Today I cried for several consecutive hours. I cried all the way up route 130 and kept it up in the store once I arrived. I cried walking around town in the dark. I cried while I ate jolly ranchers and watched crickets. I cried and cried and cried my eyes out. But, I did not smoke.
I think smoking was a more effective procrastination tool than I realized. It allowed me to avoid more than just my "to-do list". I was also avoiding looking at the unpleasant truth of things. I would just go sit outside and smoke. Now that I am giving it up, there is nowhere to hide. Everything is bubbling up, rising to the surface. And I am afraid, but I also love it.

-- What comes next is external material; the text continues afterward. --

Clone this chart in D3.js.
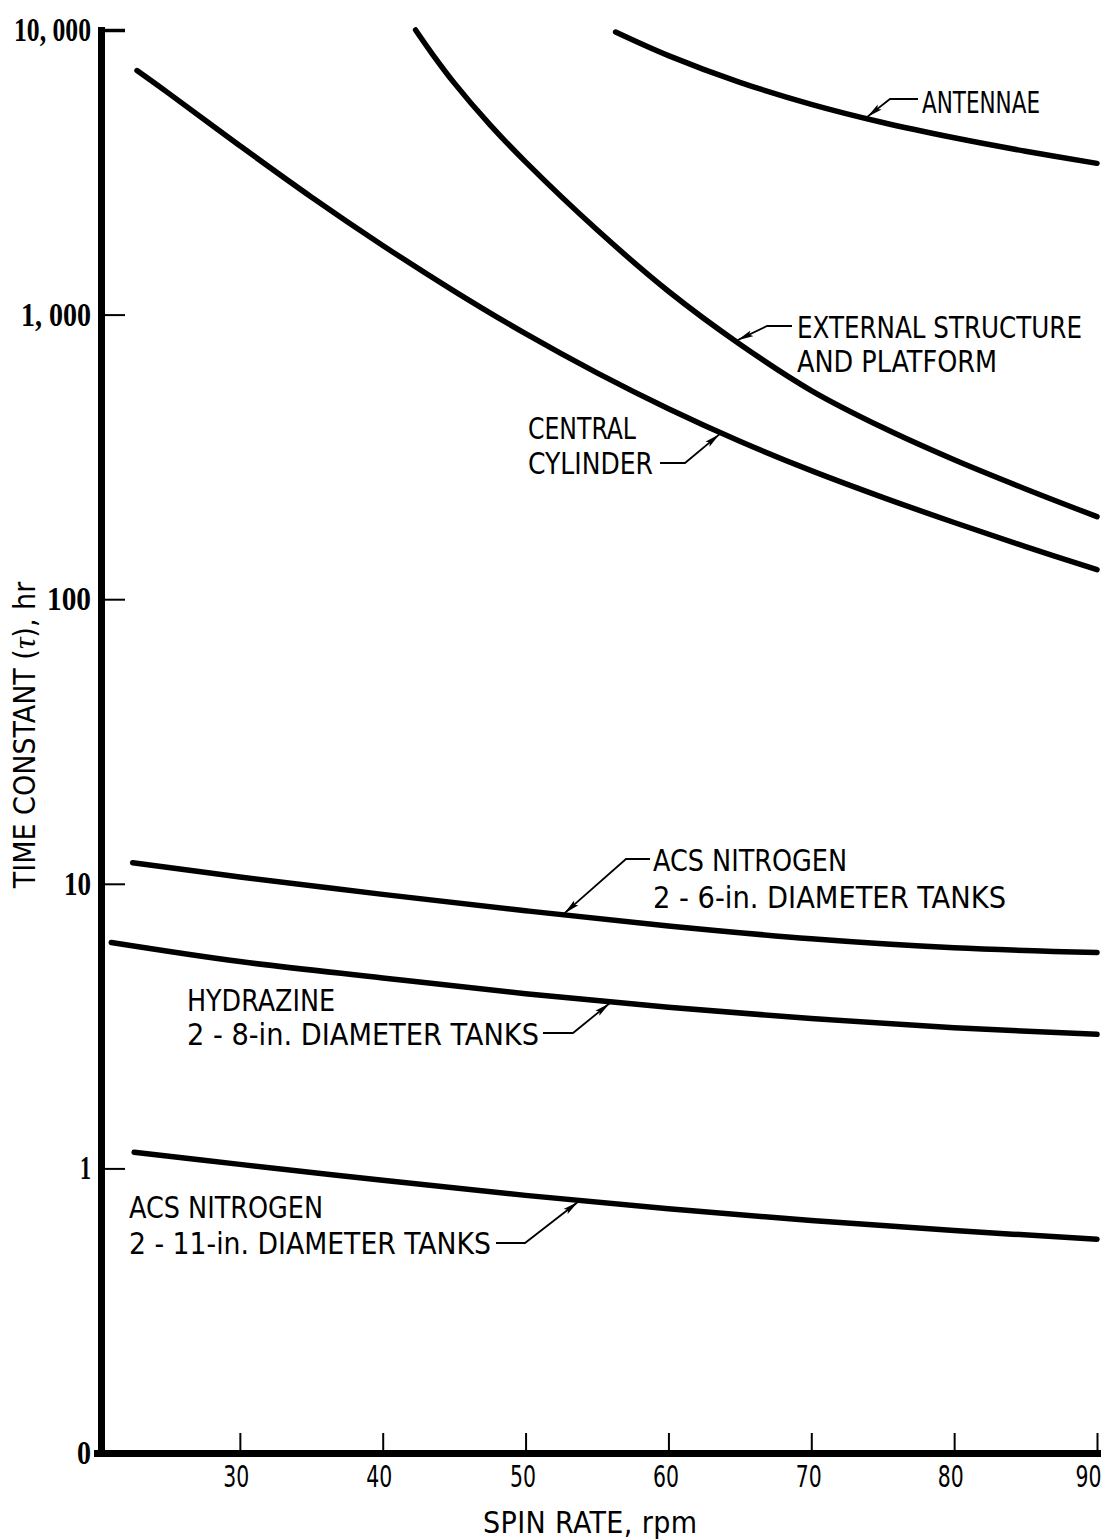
<!DOCTYPE html>
<html><head><meta charset="utf-8">
<script src="https://cdn.jsdelivr.net/npm/d3@7"></script>
<style>
html,body{margin:0;padding:0;background:#fff;}
svg{display:block;background:#fff;}
</style></head>
<body><svg id="chart" width="1117" height="1539"></svg>
<script>
// ---------------- DATA ----------------
const rpmAntennae = [56.3, 60, 65, 70, 75, 80, 85, 90];
const tauAntennae = [9840, 8130, 6550, 5480, 4730, 4180, 3750, 3400];

const rpmExternal = [42.3, 43.5, 45, 47.5, 50, 55, 60, 65, 70, 75, 80, 85, 90];
const tauExternal = [10000, 8200, 6520, 4650, 3440, 1986, 1208, 787, 541, 401, 309, 244, 195];

const rpmCentral = [22.8, 25, 30, 35, 40, 45, 50, 55, 60, 65, 70, 75, 80, 85, 90];
const tauCentral = [7200, 6000, 3920, 2590, 1750, 1210, 857, 624, 467, 359, 283, 228, 186, 153, 127];

const rpmAcs6 = [22.5, 30, 40, 50, 60, 70, 80, 90];
const tauAcs6 = [11.86, 10.57, 9.18, 8.04, 7.11, 6.41, 5.96, 5.74];

const rpmHydrazine = [21.0, 30, 40, 50, 60, 70, 80, 90];
const tauHydrazine = [6.22, 5.33, 4.67, 4.11, 3.68, 3.36, 3.12, 2.96];

const rpmAcs11 = [22.6, 30, 40, 50, 60, 70, 80, 90];
const tauAcs11 = [1.14, 1.033, 0.908, 0.804, 0.721, 0.656, 0.605, 0.564];

const xTickValues = [30, 40, 50, 60, 70, 80, 90];
const xTickLabels = ["30", "40", "50", "60", "70", "80", "90"];
const yTickValues = [0.1, 1, 10, 100, 1000, 10000];
const yTickLabels = ["0", "1", "10", "100", "1, 000", "10, 000"];

const xTitle = "SPIN RATE,  rpm";
const yTitleParts = ["TIME CONSTANT ", "(", "\u03C4", "),  hr"];

const annotationText = [
  ["ANTENNAE"],
  ["EXTERNAL STRUCTURE", "AND PLATFORM"],
  ["CENTRAL", "CYLINDER"],
  ["ACS NITROGEN", "2 - 6-in. DIAMETER TANKS"],
  ["HYDRAZINE", "2 - 8-in. DIAMETER TANKS"],
  ["ACS NITROGEN", "2 - 11-in. DIAMETER TANKS"]
];
// rpm at which each leader arrow touches its curve
const annotationRpm = [73.8, 64.7, 63.7, 52.6, 56.0, 53.8];

// ---------------- LAYOUT ----------------
const W = 1117, H = 1539;
const x = d3.scaleLinear().domain([20, 90]).range([97, 1097]);
const y = d3.scaleLog().domain([0.1, 10000]).range([1453, 30]);
const yAxisX = 101;

const labelFont = "'Liberation Sans Narrow','DejaVu Sans Condensed','Arial Narrow',sans-serif";
const serifFont = "'Liberation Serif','DejaVu Serif',serif";

const annotLayout = [
  {tx: 922, ty: 113, lh: 0,  hEnd: [918, 99],   knee: [890, 99],   w: [118]},
  {tx: 797, ty: 338, lh: 34, hEnd: [792, 326],  knee: [767, 326],  w: [285, 200]},
  {tx: 528, ty: 439, lh: 35, hEnd: [660, 463],  knee: [685, 463],  w: [108, 125]},
  {tx: 653, ty: 871, lh: 37, hEnd: [650, 859],  knee: [626, 859],  w: [194, 353]},
  {tx: 187, ty: 1011, lh: 34, hEnd: [543, 1033], knee: [573, 1033], w: [148, 352]},
  {tx: 129, ty: 1218, lh: 36, hEnd: [496, 1243], knee: [525, 1243], w: [194, 362]}
];
const yLabelWidths = [14, 11, 27, 44, 70, 77];
const xLabelShift = [-4, -4, -3, -3, -3, -4, -9];

const svg = d3.select("#chart");
svg.append("rect").attr("width", W).attr("height", H).attr("fill", "#fff");

const defs = svg.append("defs");
defs.append("marker")
  .attr("id", "arrow").attr("viewBox", "0 0 16 8")
  .attr("refX", 15.5).attr("refY", 4)
  .attr("markerWidth", 16).attr("markerHeight", 8)
  .attr("markerUnits", "userSpaceOnUse")
  .attr("orient", "auto")
  .append("path").attr("d", "M0,0.8 L16,4 L0,7.2 L3,4 Z").attr("fill", "#000");

// ---------------- AXES ----------------
const xAxis = d3.axisBottom(x)
  .tickValues(xTickValues)
  .tickFormat((d, i) => xTickLabels[i])
  .tickSizeInner(-20).tickSizeOuter(0).tickPadding(12);
const gx = svg.append("g").attr("transform", `translate(0,${y(0.1)})`).call(xAxis);
gx.select(".domain").attr("stroke", "#000").attr("stroke-width", 7).attr("stroke-linecap", "square");
gx.selectAll(".tick line").attr("stroke", "#000").attr("stroke-width", 2);
gx.selectAll(".tick text")
  .attr("x", (d, i) => xLabelShift[i])
  .attr("font-family", labelFont).attr("font-size", 31).attr("fill", "#000")
  .attr("textLength", 26).attr("lengthAdjust", "spacingAndGlyphs");

const yAxis = d3.axisLeft(y)
  .tickValues(yTickValues)
  .tickFormat((d, i) => yTickLabels[i])
  .tickSizeInner(-24).tickSizeOuter(0).tickPadding(10);
const gy = svg.append("g").attr("transform", `translate(${yAxisX},0)`).call(yAxis);
gy.select(".domain").attr("stroke", "#000").attr("stroke-width", 7).attr("stroke-linecap", "square");
gy.selectAll(".tick line").attr("stroke", "#000")
  .attr("stroke-width", d => d === 10000 ? 3.5 : 2);
gy.selectAll(".tick text")
  .attr("font-family", serifFont).attr("font-weight", "bold")
  .attr("font-size", 33).attr("fill", "#000")
  .attr("textLength", (d, i) => yLabelWidths[i]).attr("lengthAdjust", "spacingAndGlyphs");

// axis titles
svg.append("text")
  .attr("x", 590).attr("y", 1533)
  .attr("text-anchor", "middle")
  .attr("font-family", labelFont).attr("font-size", 30)
  .attr("textLength", 214).attr("lengthAdjust", "spacing")
  .text(xTitle);

const yt = svg.append("text")
  .attr("transform", "translate(35,735) rotate(-90)")
  .attr("text-anchor", "middle")
  .attr("font-family", labelFont).attr("font-size", 30);
yt.append("tspan").text(yTitleParts[0]);
yt.append("tspan").text(yTitleParts[1]);
yt.append("tspan").attr("font-family", serifFont).attr("font-style", "italic").attr("font-size", 32).text(yTitleParts[2]);
yt.append("tspan").text(yTitleParts[3]);

// ---------------- CURVES ----------------
const series = [
  [rpmAntennae, tauAntennae],
  [rpmExternal, tauExternal],
  [rpmCentral, tauCentral],
  [rpmAcs6, tauAcs6],
  [rpmHydrazine, tauHydrazine],
  [rpmAcs11, tauAcs11]
];

const line = d3.line()
  .x(d => x(d[0])).y(d => y(d[1]))
  .curve(d3.curveCatmullRom.alpha(0.5));

svg.append("g").selectAll("path")
  .data(series)
  .join("path")
  .attr("d", s => line(s[0].map((r, i) => [r, s[1][i]])))
  .attr("fill", "none").attr("stroke", "#000")
  .attr("stroke-width", 5.5).attr("stroke-linecap", "round").attr("stroke-linejoin", "round");

// ---------------- ANNOTATIONS ----------------
function valueAt(rpms, taus, r) {
  let i = d3.bisectRight(rpms, r) - 1;
  i = Math.max(0, Math.min(rpms.length - 2, i));
  const t = (r - rpms[i]) / (rpms[i + 1] - rpms[i]);
  const l0 = Math.log10(taus[i]), l1 = Math.log10(taus[i + 1]);
  return Math.pow(10, l0 + t * (l1 - l0));
}

const ga = svg.append("g");
annotationText.forEach((lines, k) => {
  const L = annotLayout[k];
  const s = series[k];
  const r = annotationRpm[k];
  const tip = [x(r), y(valueAt(s[0], s[1], r))];
  const dx = tip[0] - L.knee[0], dy = tip[1] - L.knee[1];
  const len = Math.hypot(dx, dy);
  const end = [tip[0] - dx / len * 2.5, tip[1] - dy / len * 2.5];
  ga.append("path")
    .attr("d", `M${L.hEnd[0]},${L.hEnd[1]}L${L.knee[0]},${L.knee[1]}L${end[0]},${end[1]}`)
    .attr("fill", "none").attr("stroke", "#000").attr("stroke-width", 1.8)
    .attr("marker-end", "url(#arrow)");
  lines.forEach((txt, j) => {
    ga.append("text")
      .attr("x", L.tx).attr("y", L.ty + j * L.lh)
      .attr("font-family", labelFont).attr("font-size", 30).attr("fill", "#000")
      .attr("textLength", L.w[j]).attr("lengthAdjust", "spacingAndGlyphs")
      .text(txt);
  });
});
</script>
</body></html>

I am finally, after many months and many moons, accepting that the relationship is over and truly a done deal. I have been telling myself all sorts of stories, all manner of denials. "Maybe he misses me, too. Maybe he feels the same way I do. Maybe one day he will realize what he's missing and change his heart, his mind." Because of these stories, I didn't want to move on. I didn't want to delete the emails, all the texts from the beginning when things were glorious. "Eventually," I told myself, "when we get back together I'll want to have those things to remember." I am finally accepting that this will never happen. I am accepting that there is nothing to hold on to; the past is the past no matter what stories I tell myself about it.
So now I am facing it, allowing the grief to wash over me. It feels like hell.
It also feels pure and real. And uncomplicated (at least when I stick with it.) But, I notice that I want to be angry. I want to demonize him and cast myself as the victim. I catch myself constructing these elaborate stories about how he wronged me. There is nothing happening, all just stories I am telling myself.
And there is another story. This is the one where I sweep my real feelings under the rug so we can be friends. Believing in any story I tell myself won't work.
What I want is the easy way out, to pin a label on it, an answer, something concrete so I can wrap the whole thing up: all figured out. The truth is that there is no absolute truth. And tonight I recognized that I don't have a choice. If I want to live honestly, I need to stay in the moment where it is uncomfortable and messy. I need to steep in it and let it all seep in. It can be a scary place to hang out, but it is real life.
It's time to start telling myself a new story. Maybe it will be a list of possibilities or a love letter to myself. Maybe I will make my life a poem that begins with "love attracts love". Or maybe, I will stop believing in my stories and just allow the the beauty of the world to rise up and meet me.